*Job:* Leave out the images; return the rest of the data exactly.

*Data provided:*
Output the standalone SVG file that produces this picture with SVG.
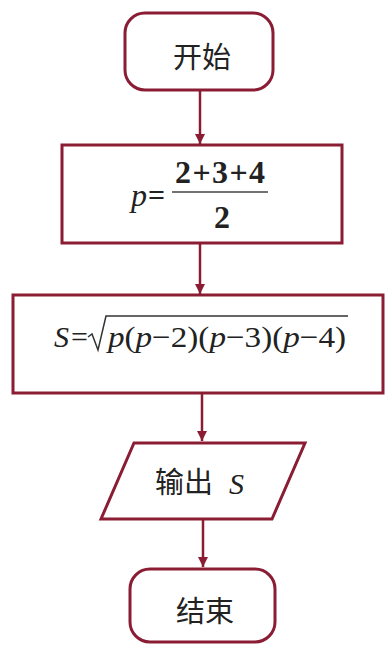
<svg xmlns="http://www.w3.org/2000/svg" width="390" height="646" viewBox="0 0 390 646">
<defs>
<style>
.shape{fill:#fff;stroke:#8a1c33;stroke-width:3}
.conn{stroke:#8a1c33;stroke-width:2.5;fill:none}
.cjk{font-family:"Liberation Serif","Noto Sans CJK SC",serif;font-size:29px;fill:#222}
.math{font-family:"Liberation Serif","DejaVu Serif",serif;fill:#222}
</style>
<marker id="arr" viewBox="0 0 10 10" refX="10" refY="5" markerWidth="4" markerHeight="4.4" orient="auto" markerUnits="strokeWidth">
<path d="M0,0 L10,5 L0,10 Z" fill="#8a1c33"/>
</marker>
</defs>
<rect width="390" height="646" fill="#fff"/>
<g id="connectors">
<line class="conn" x1="200" y1="90" x2="200" y2="144" marker-end="url(#arr)"/>
<line class="conn" x1="200" y1="244" x2="200" y2="294" marker-end="url(#arr)"/>
<line class="conn" x1="202" y1="393" x2="202" y2="441" marker-end="url(#arr)"/>
<line class="conn" x1="203" y1="519" x2="203" y2="567" marker-end="url(#arr)"/>
</g>
<g id="start">
<rect class="shape" x="125" y="13" width="148" height="77" rx="20"/>
<text class="cjk" x="202" y="58" text-anchor="middle" dominant-baseline="central">开始</text>
</g>
<g id="calc-p">
<rect class="shape" x="62" y="145" width="280" height="98"/>
<text class="math" x="131" y="206" font-size="32" font-style="italic">p</text>
<text class="math" x="148" y="205" font-size="30" font-weight="bold">=</text>
<text class="math" x="220" y="183" font-size="32" font-weight="bold" text-anchor="middle" textLength="90">2+3+4</text>
<line x1="172" y1="192" x2="268" y2="192" stroke="#444" stroke-width="1.5"/>
<text class="math" x="222" y="228" font-size="32" font-weight="bold" text-anchor="middle">2</text>
</g>
<g id="calc-s">
<rect class="shape" x="13" y="295" width="370" height="98"/>
<text class="math" x="54" y="347" font-size="30" font-style="italic">S</text>
<text class="math" x="71" y="347" font-size="30">=</text>
<path d="M88,337 L92,334 L98,350 L106,316 L348,316" fill="none" stroke="#333" stroke-width="1.5"/>
<text class="math" x="108" y="347" font-size="30" textLength="238" lengthAdjust="spacingAndGlyphs"><tspan font-style="italic">p</tspan>(<tspan font-style="italic">p</tspan>−2)(<tspan font-style="italic">p</tspan>−3)(<tspan font-style="italic">p</tspan>−4)</text>
</g>
<g id="output">
<polygon class="shape" points="134,443 305,443 272,519 101,519"/>
<text class="cjk" x="184" y="483" text-anchor="middle" dominant-baseline="central">输出</text>
<text class="math" x="229" y="494" font-size="30" font-style="italic">S</text>
</g>
<g id="end">
<rect class="shape" x="130" y="569" width="145" height="73" rx="20"/>
<text class="cjk" x="205" y="612" text-anchor="middle" dominant-baseline="central">结束</text>
</g>
</svg>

*Completed exercise:*
Output the standalone SVG file that produces this picture with SVG.
<svg xmlns="http://www.w3.org/2000/svg" width="390" height="646" viewBox="0 0 390 646">
<defs>
<style>
.shape{fill:#fff;stroke:#8a1c33;stroke-width:3}
.conn{stroke:#8a1c33;stroke-width:2.5;fill:none}
.cjk{font-family:"Liberation Serif","Noto Sans CJK SC",serif;font-size:29px;fill:#222}
.math{font-family:"Liberation Serif","DejaVu Serif",serif;fill:#222}
</style>
<marker id="arr" viewBox="0 0 10 10" refX="10" refY="5" markerWidth="4" markerHeight="4.4" orient="auto" markerUnits="strokeWidth">
<path d="M0,0 L10,5 L0,10 Z" fill="#8a1c33"/>
</marker>
</defs>
<rect width="390" height="646" fill="#fff"/>
<g id="connectors">
<line class="conn" x1="200" y1="90" x2="200" y2="144" marker-end="url(#arr)"/>
<line class="conn" x1="200" y1="244" x2="200" y2="294" marker-end="url(#arr)"/>
<line class="conn" x1="202" y1="393" x2="202" y2="441" marker-end="url(#arr)"/>
<line class="conn" x1="203" y1="519" x2="203" y2="567" marker-end="url(#arr)"/>
</g>
<g id="start">
<rect class="shape" x="125" y="13" width="148" height="77" rx="20"/>
<text class="cjk" x="202" y="58" text-anchor="middle" dominant-baseline="central">开始</text>
</g>
<g id="calc-p">
<rect class="shape" x="62" y="145" width="280" height="98"/>
<text class="math" x="131" y="206" font-size="32" font-style="italic">p</text>
<text class="math" x="148" y="205" font-size="30" font-weight="bold">=</text>
<text class="math" x="220" y="183" font-size="32" font-weight="bold" text-anchor="middle" textLength="90">2+3+4</text>
<line x1="172" y1="192" x2="268" y2="192" stroke="#444" stroke-width="1.5"/>
<text class="math" x="222" y="228" font-size="32" font-weight="bold" text-anchor="middle">2</text>
</g>
<g id="calc-s">
<rect class="shape" x="13" y="295" width="370" height="98"/>
<text class="math" x="54" y="347" font-size="30" font-style="italic">S</text>
<text class="math" x="71" y="347" font-size="30">=</text>
<path d="M88,337 L92,334 L98,350 L106,316 L348,316" fill="none" stroke="#333" stroke-width="1.5"/>
<text class="math" x="108" y="347" font-size="30" textLength="238" lengthAdjust="spacingAndGlyphs"><tspan font-style="italic">p</tspan>(<tspan font-style="italic">p</tspan>−2)(<tspan font-style="italic">p</tspan>−3)(<tspan font-style="italic">p</tspan>−4)</text>
</g>
<g id="output">
<polygon class="shape" points="134,443 305,443 272,519 101,519"/>
<text class="cjk" x="184" y="483" text-anchor="middle" dominant-baseline="central">输出</text>
<text class="math" x="229" y="494" font-size="30" font-style="italic">S</text>
</g>
<g id="end">
<rect class="shape" x="130" y="569" width="145" height="73" rx="20"/>
<text class="cjk" x="205" y="612" text-anchor="middle" dominant-baseline="central">结束</text>
</g>
</svg>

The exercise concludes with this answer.